Uniqueness of Christ. Dr. Cross finds many of Dupont-Sommer's views "flamboyant," his theses "methodologically unsound," i.e., Cross thinks the French scholar may have been misled by later Christian interpolations in some Essene documents. Moreover, Presbyterian Cross believes that Dupont-Sommer often bases his arguments on mere word play. There is no proof in the scrolls, says Cross, that the Teacher of Righteousness was considered a Messiah or that he was martyred. Cross concedes the similarity between the teachings of the Essenes and early Christianity, but holds that this in no way invalidates Christian teaching or puts to question the role of Christ.
"The New Testament and Essene writers," he says, "draw on common resources of language, common theological themes and concepts, and share common religious institutions . . . For God chooses to give meaning to human history, not suspend it.

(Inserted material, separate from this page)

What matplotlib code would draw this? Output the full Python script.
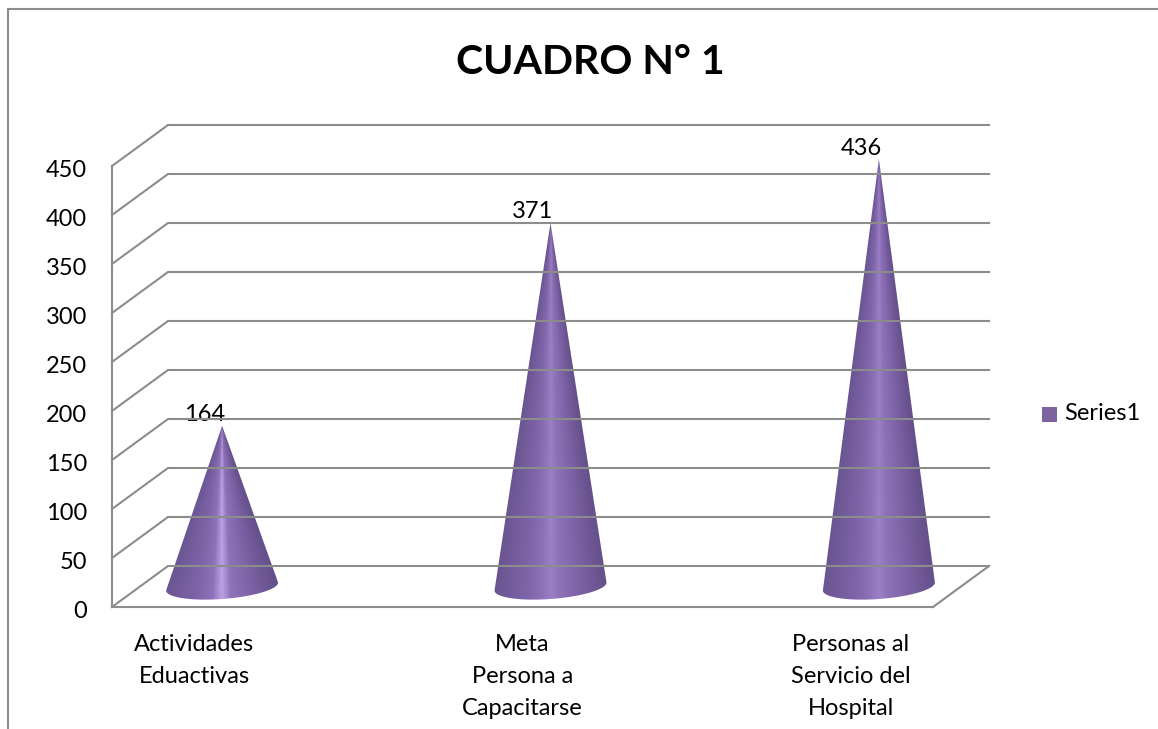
import numpy as np
import matplotlib
matplotlib.use('Agg')
import matplotlib.pyplot as plt
from matplotlib.colors import LinearSegmentedColormap
from matplotlib.lines import Line2D
from matplotlib.patches import Polygon, Rectangle
from matplotlib.transforms import Affine2D

plt.rcParams['font.family'] = ['Lato', 'DejaVu Sans']

# Data
categories = ['Actividades\nEduactivas', 'Meta\nPersona a\nCapacitarse', 'Personas al\nServicio del\nHospital']
values = [164, 371, 436]
y_ticks = [0, 50, 100, 150, 200, 250, 300, 350, 400, 450]
series_name = 'Series1'
title = 'CUADRO N° 1'

W, H = 1158, 729
GRID = '#8c8c8c'
DX, DY = 56, 41   # depth of the 3d box, in pixels
FS = 17

fig = plt.figure(figsize=(W / 100, H / 100), dpi=100)

# front face of the box
left, right, top, bottom = 112, 933, 166, 607
ax = fig.add_axes([left / W, 1 - bottom / H, (right - left) / W, (bottom - top) / H])
ax.set_xlim(-0.25, 2.25)
ax.set_ylim(0, 450)
ax.axis('off')

back_tr = ax.transData + Affine2D().translate(DX, DY)
mid_tr = ax.transData + Affine2D().translate(DX / 2, DY / 2)

# gridlines: along the side wall and along the back wall
for v in y_ticks:
    side_a = ax.transData.transform((-0.25, v))
    side_b = back_tr.transform((-0.25, v))
    end = back_tr.transform((2.25, v))
    fig.add_artist(Line2D([side_a[0], side_b[0], end[0]], [side_a[1], side_b[1], end[1]],
                          transform=None, color=GRID, lw=1.5, solid_joinstyle='miter'))
    ax.text(-0.25, v, str(v), transform=ax.transData + Affine2D().translate(-25, -4.5),
            ha='right', va='center', fontsize=FS, color='black')

# vertical axis and floor
ax.plot([-0.25, -0.25], [0, 450], color=GRID, lw=1.5, clip_on=False)
ax.plot([-0.25, 2.25], [0, 0], color=GRID, lw=1.5, clip_on=False)
fr = ax.transData.transform((2.25, 0))
br = back_tr.transform((2.25, 0))
fig.add_artist(Line2D([fr[0], br[0]], [fr[1], br[1]], transform=None, color=GRID, lw=1.5))

# cones
shade = [(0.00, '#6a5490'), (0.10, '#715a99'), (0.30, '#7f65a9'), (0.42, '#8d72b8'),
         (0.50, '{c}'), (0.58, '#8d72b8'), (0.75, '#7d63a6'), (0.92, '#6c5592'), (1.00, '#64508a')]
centers = ['#bba2e4', '#9c80c6', '#9c80c6']

half_w = 56 / (ax.transData.transform((1, 0))[0] - ax.transData.transform((0, 0))[0])
px_per_val = (bottom - top) / 450
semi_minor = 12.5 / px_per_val
slope = 4.0 / px_per_val   # tilt of the base ellipse

for i, v in enumerate(values):
    t = np.linspace(np.pi, 2 * np.pi, 80)
    xs = i + half_w * np.cos(t)
    ys = semi_minor * np.sin(t) + slope * np.cos(t)
    pts = np.column_stack([xs, ys])
    pts = np.vstack([pts, [i, v]])

    cmap = LinearSegmentedColormap.from_list(
        'cone', [(p, c.format(c=centers[i])) for p, c in shade])
    gx = np.linspace(i - half_w * 1.05, i + half_w * 1.05, 260)
    gy = np.linspace(-semi_minor - 5, v, 500)
    X, Y = np.meshgrid(gx, gy)
    u = (X - i) / (half_w * np.clip((v - Y) / v, 0.002, None))
    im = ax.imshow((u + 1) / 2, extent=[gx[0], gx[-1], gy[0], gy[-1]], origin='lower',
                   aspect='auto', cmap=cmap, vmin=0, vmax=1, interpolation='bilinear',
                   transform=mid_tr, zorder=3)
    poly = Polygon(pts, closed=True, transform=mid_tr, facecolor='none', edgecolor='none')
    ax.add_patch(poly)
    im.set_clip_path(poly)
    im.set_clip_box(fig.bbox)   # the cone sticks out past the front face
    ax.text(i, v, str(v), transform=mid_tr + Affine2D().translate(-18, 11), ha='center', va='center',
            fontsize=FS, color='black', zorder=4)
ax.set_xlim(-0.25, 2.25)
ax.set_ylim(0, 450)

# category labels
for i, c in enumerate(categories):
    ax.text(i, 0, c, transform=ax.transData + Affine2D().translate(0, -27), ha='center', va='top',
            fontsize=FS, linespacing=1.64, color='black')

# title
fig.text(590.5 / W, 1 - 63 / H, title, ha='center', va='center', fontsize=29.5, fontweight='bold', color='black')

# legend
fig.add_artist(Rectangle((1042 / W, 1 - 422 / H), 15 / W, 15 / H, transform=fig.transFigure,
                         facecolor='#7f63a1', edgecolor='none'))
fig.text(1064 / W, 1 - 414 / H, series_name, ha='left', va='center', fontsize=FS, color='black')

# chart border, only the parts that show
fig.add_artist(Line2D([8 / W, 8 / W, 1 + 0.01], [0, 1 - 9 / H, 1 - 9 / H], transform=fig.transFigure,
                      color=GRID, lw=1.5, solid_joinstyle='miter'))

fig.savefig('out.png', dpi=100)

This means he uses its continuities, its language, its events, its institutions in speaking to men and in building his church . . . No Christian need stand in dread of these texts ..."
Meanwhile, in Palestine, a few miles from where Christianity was born, Dominican de Vaux, Archaeologist Harding and an international group of scientists and scholars are busy unraveling the crumbling scrolls, piecing together the tiny fragments, correlating texts. Current reports from Jerusalem tell of an important discovery that is still top secret, pending full evaluation. The work of the next ten to 50 years may open unsuspected possibilities for modern man, in the words of Dr. Cross, to "become 'contemporaries of Christ' in historical understanding and, with God's grace, also in the knowledge of faith."